Motlanthe: Progress, like everything else in life, is a working out of opposites. You get to what is the closest approximation of the correct position. Once you have had diverse views and opinions and have considered them, that’s how you get to that approximation, and that will then represent the correct step in whatever direction you are advancing, because it is a synthesis of those diverse views. Monopoly of whatever kind, even in the realm of ideas, leads to stagnation, so diversity itself is a necessary condition for progress. Motion is a working out of opposites.
BRLP: That’s a very interesting view. Sometimes we see opposites as threats – you’re saying that doesn’t make sense?
Motlanthe: It makes no sense at all because monopoly leads to stagnation – there’s no motion – no forward movement at all.
BRLP: So if you want to be a leader in SA, you’ve got to have that view to be successful?
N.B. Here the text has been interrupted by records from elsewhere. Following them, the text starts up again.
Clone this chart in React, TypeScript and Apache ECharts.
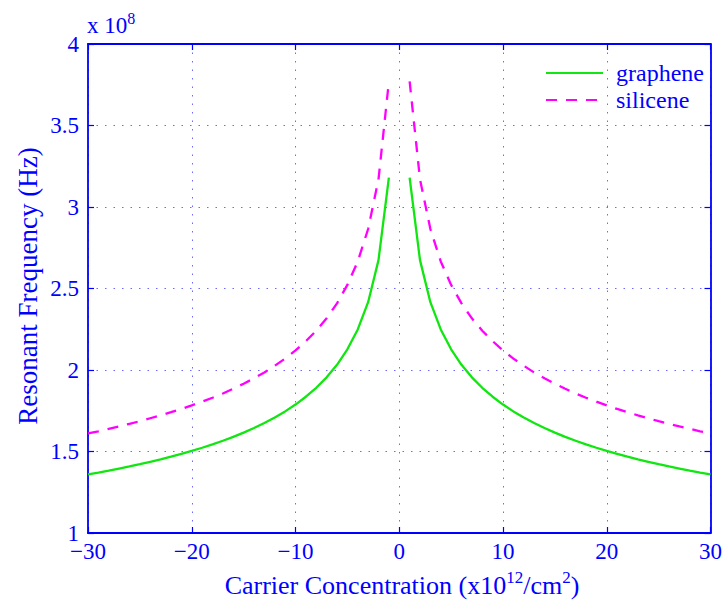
import React, { useEffect, useRef } from "react";
import * as echarts from "echarts";

// carrier concentration magnitudes (x10^12 /cm^2), mirrored for negative side
const concentration = [1, 2, 3, 4, 5, 6, 7, 8, 9, 10, 11, 12, 13, 14, 15, 16, 17, 18, 19, 20, 21, 22, 23, 24, 25, 26, 27, 28, 29, 30];
// resonant frequency (x10^8 Hz)
const grapheneFreq = [3.18, 2.674, 2.416, 2.249, 2.127, 2.032, 1.955, 1.891, 1.836, 1.788, 1.746, 1.709, 1.675, 1.644, 1.616, 1.59, 1.566, 1.544, 1.523, 1.504, 1.486, 1.468, 1.452, 1.437, 1.422, 1.408, 1.395, 1.382, 1.37, 1.359];
const siliceneFreq = [3.77, 3.17, 2.865, 2.666, 2.522, 2.409, 2.317, 2.241, 2.177, 2.12, 2.07, 2.026, 1.985, 1.949, 1.916, 1.885, 1.856, 1.83, 1.806, 1.783, 1.761, 1.741, 1.722, 1.704, 1.686, 1.67, 1.654, 1.639, 1.624, 1.611];
const xTicks = { min: -30, max: 30, interval: 10 };
const yTicks = { min: 1, max: 4, interval: 0.5 };
const seriesNames = ["graphene", "silicene"];

const BLUE = "#0000ff";
const FONT = "Liberation Serif";

function buildData(vals: number[]) {
  const neg: any[] = [];
  for (let i = concentration.length - 1; i >= 0; i--) neg.push([-concentration[i], vals[i]]);
  const pos = concentration.map((c, i) => [c, vals[i]]);
  return [...neg, [0, "-"], ...pos];
}

export default function App() {
  const ref = useRef<HTMLDivElement>(null);
  useEffect(() => {
    if (!ref.current) return;
    const chart = echarts.init(ref.current, undefined, { renderer: "svg" });
    const gridLine = { show: true, lineStyle: { color: "#6a6aff", width: 1, type: [1.5, 7] as any } };
    const tick = { show: true, inside: true, length: 6, lineStyle: { color: BLUE, width: 1.2 } };
    const axisLine = { show: true, onZero: false, lineStyle: { color: BLUE, width: 1.8 } };
    const fmtX = (v: number) => (v < 0 ? "\u2212" + Math.abs(v) : String(v));
    const fmtY = (v: number) => (Number.isInteger(v) ? String(v) : v.toFixed(1));
    chart.setOption({
      animation: false,
      backgroundColor: "#ffffff",
      grid: { left: 88, right: 9, top: 44, bottom: 68, containLabel: false },
      xAxis: [
        {
          type: "value", ...xTicks, position: "bottom",
          axisLine, axisTick: tick, splitLine: gridLine,
          axisLabel: { color: BLUE, fontFamily: FONT, fontSize: 23, margin: 7, formatter: fmtX },
        },
        {
          type: "value", ...xTicks, position: "top",
          axisLine, axisTick: tick, splitLine: { show: false }, axisLabel: { show: false },
        },
      ],
      yAxis: [
        {
          type: "value", ...yTicks, position: "left",
          axisLine, axisTick: tick, splitLine: gridLine,
          axisLabel: { color: BLUE, fontFamily: FONT, fontSize: 23, margin: 9, formatter: fmtY },
        },
        {
          type: "value", ...yTicks, position: "right",
          axisLine, axisTick: tick, splitLine: { show: false }, axisLabel: { show: false },
        },
      ],
      legend: {
        orient: "vertical",
        left: 540,
        top: 56,
        itemWidth: 57,
        itemHeight: 14,
        itemGap: 3,
        data: seriesNames,
        itemStyle: { opacity: 0 },
        textStyle: { color: BLUE, fontFamily: FONT, fontSize: 24, padding: [0, 0, 0, 8] },
      },
      series: [
        {
          name: seriesNames[0], type: "line", data: buildData(grapheneFreq),
          symbol: "none", connectNulls: false,
          lineStyle: { color: "#11e611", width: 2.3 }, itemStyle: { color: "#11e611" },
        },
        {
          name: seriesNames[1], type: "line", data: buildData(siliceneFreq),
          symbol: "none", connectNulls: false,
          lineStyle: { color: "#ff00ff", width: 2.3, type: [11, 9] as any }, itemStyle: { color: "#ff00ff" },
        },
      ],
      graphic: [
        {
          type: "text", left: 87, top: 10,
          style: {
            text: "x 10{sup|8}", fill: BLUE, font: `23px "${FONT}"`,
            rich: { sup: { fontSize: 16, fontFamily: FONT, fill: BLUE, padding: [0, 0, 15, 0] } },
          },
        },
        {
          type: "text", x: 402, y: 585,
          style: {
            text: "Carrier Concentration (x10{sup|12}/cm{sup|2})", fill: BLUE, font: `26px "${FONT}"`,
            align: "center", verticalAlign: "middle",
            rich: { sup: { fontSize: 17, fontFamily: FONT, fill: BLUE, padding: [0, 0, 15, 0] } },
          },
        },
        {
          type: "text", x: 28, y: 286, rotation: Math.PI / 2,
          style: {
            text: "Resonant Frequency (Hz)", fill: BLUE, font: `27px "${FONT}"`,
            align: "center", verticalAlign: "middle",
          },
        },
      ],
    });
    return () => chart.dispose();
  }, []);
  return <div ref={ref} style={{ position: "fixed", left: 0, top: 0, width: 725, height: 601 }} />;
}
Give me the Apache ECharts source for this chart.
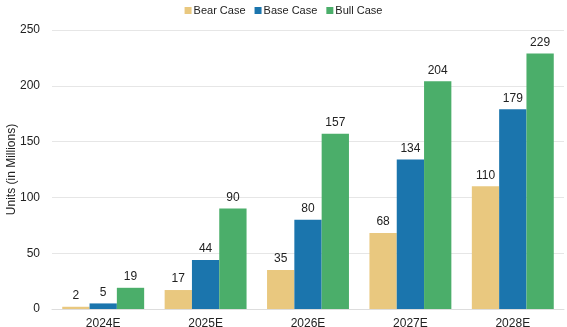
<!DOCTYPE html>
<html><head><meta charset="utf-8">
<script src="https://cdn.jsdelivr.net/npm/echarts@6/dist/echarts.min.js"></script>
<style>html,body{margin:0;padding:0;background:#fff}#c{width:567px;height:327px}</style>
</head><body><div id="c"></div>
<script>
const categories = ['2024E','2025E','2026E','2027E','2028E'];
const bearCase = [2, 17, 35, 68, 110];
const baseCase = [5, 44, 80, 134, 179];
const bullCase = [19, 90, 157, 204, 229];
const yTicks = [0, 50, 100, 150, 200, 250];

const font = 'Liberation Sans, Arial, sans-serif';
const lbl = {show:true, position:'top', color:'#222', fontSize:12, fontFamily:font, distance:5};
const chart = echarts.init(document.getElementById('c'), null, {renderer:'canvas'});
chart.setOption({
  animation:false,
  textStyle:{fontFamily:font},
  legend:{top:0, left:'center', itemWidth:7, itemHeight:7, itemGap:9, icon:'rect',
    textStyle:{fontSize:11, color:'#222', fontFamily:font, padding:[0,0,0,-3]}},
  grid:{left:52, right:3, top:30, bottom:18, containLabel:false, outerBoundsMode:'none'},
  xAxis:{type:'category', data:categories,
    axisLine:{show:true, lineStyle:{color:'#ddd'}}, axisTick:{show:false},
    axisLabel:{color:'#222', fontSize:12, fontFamily:font, margin:9}},
  yAxis:{type:'value', min:yTicks[0], max:yTicks[yTicks.length-1], interval:50,
    name:'Units (in Millions)', nameLocation:'middle', nameGap:34, nameRotate:90,
    nameMoveOverlap:false,
    nameTextStyle:{color:'#222', fontSize:12, fontFamily:font},
    axisLine:{show:false}, axisTick:{show:false},
    axisLabel:{color:'#222', fontSize:12, fontFamily:font, margin:12},
    splitLine:{lineStyle:{color:'#e6e6e6'}}},
  series:[
    {name:'Bear Case', type:'bar', data:bearCase, itemStyle:{color:'#e9c87f'}, label:lbl, barGap:'0%', barCategoryGap:'20%'},
    {name:'Base Case', type:'bar', data:baseCase, itemStyle:{color:'#1b75ad'}, label:lbl, barGap:'0%', barCategoryGap:'20%'},
    {name:'Bull Case', type:'bar', data:bullCase, itemStyle:{color:'#4bae6a'}, label:lbl, barGap:'0%', barCategoryGap:'20%'}
  ]
});
</script></body></html>
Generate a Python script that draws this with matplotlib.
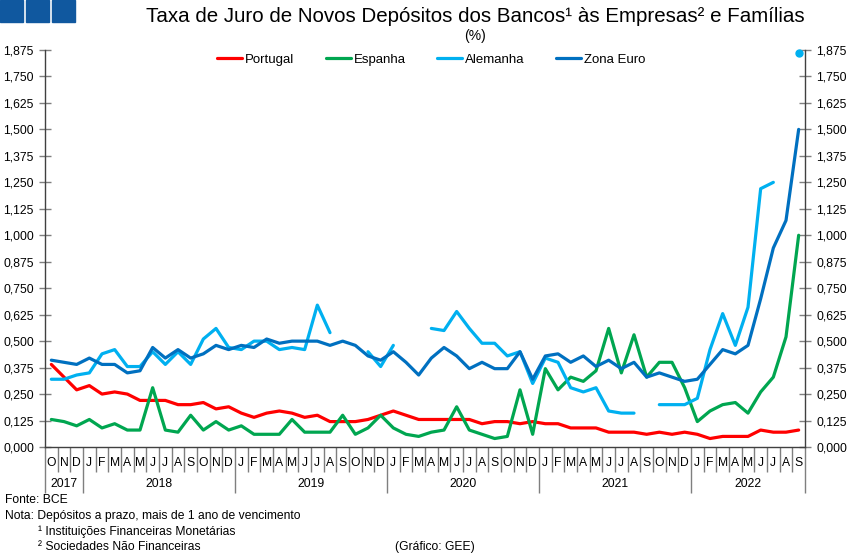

Motlanthe: I believe that, yes. The SA nation evolved over time – it’s an amalgam of people who came from different parts of the world. When we were hosting the FIFA World Cup in 2010, virtually all the teams who came to play here could find SA nationals who are descendants of those nations, those teams, so each one of them had a support base. To me that’s a reflection of who we are – we’re South Africans but we are the end product of continuous movement, and that is why it doesn’t make sense when people talk about xenophobia – people have always been coming here, over centuries. I’m always fascinated by the fact that there are many SA Afrikaners, for example, with French and German surnames who think those are Afrikaner surnames and have no idea – a surname like Le Roux is a French surname and they have no idea. Our very history should convey this reality to us – if we know where we come from it makes it easier for us to know who we are today.
BRLP: Your views and comments on what Dr Reuel Khoza said recently about political leadership challenges? Many people reacted very emotionally.
Motlanthe: I recall he said similar things in 2007. And it never elicited the same kind of excitement. What bothers me about the response to him is that even in terms of just ANC approaches, it was out of sync. The ANC in 1994 came out with a small booklet – “How to join the ANC”. In the introduction it said something to the effect that now the ANC has an opportunity to articulate its policies and publicize them so that the South African general public is afforded the opportunity to take informed decisions on whether to support, join or oppose the ANC. So as an ANC member I must accept there will be those who oppose the ANC and they are perfectly within their rights to do so. There will be those who support the ANC who would have no obligations that are imposed on members – they reserve the right to differ with the ANC on certain issues. People are never agreed on all matters. When Dr Khoza as Chairperson of Nedbank in the Annual Report draws attention to the fact that there is a leadership problem surely that shouldn’t be taken as an offense? No. As I said at the beginning you need to hear the views and dreams of all kinds of people – that’s how you know if you’re on the right track or not.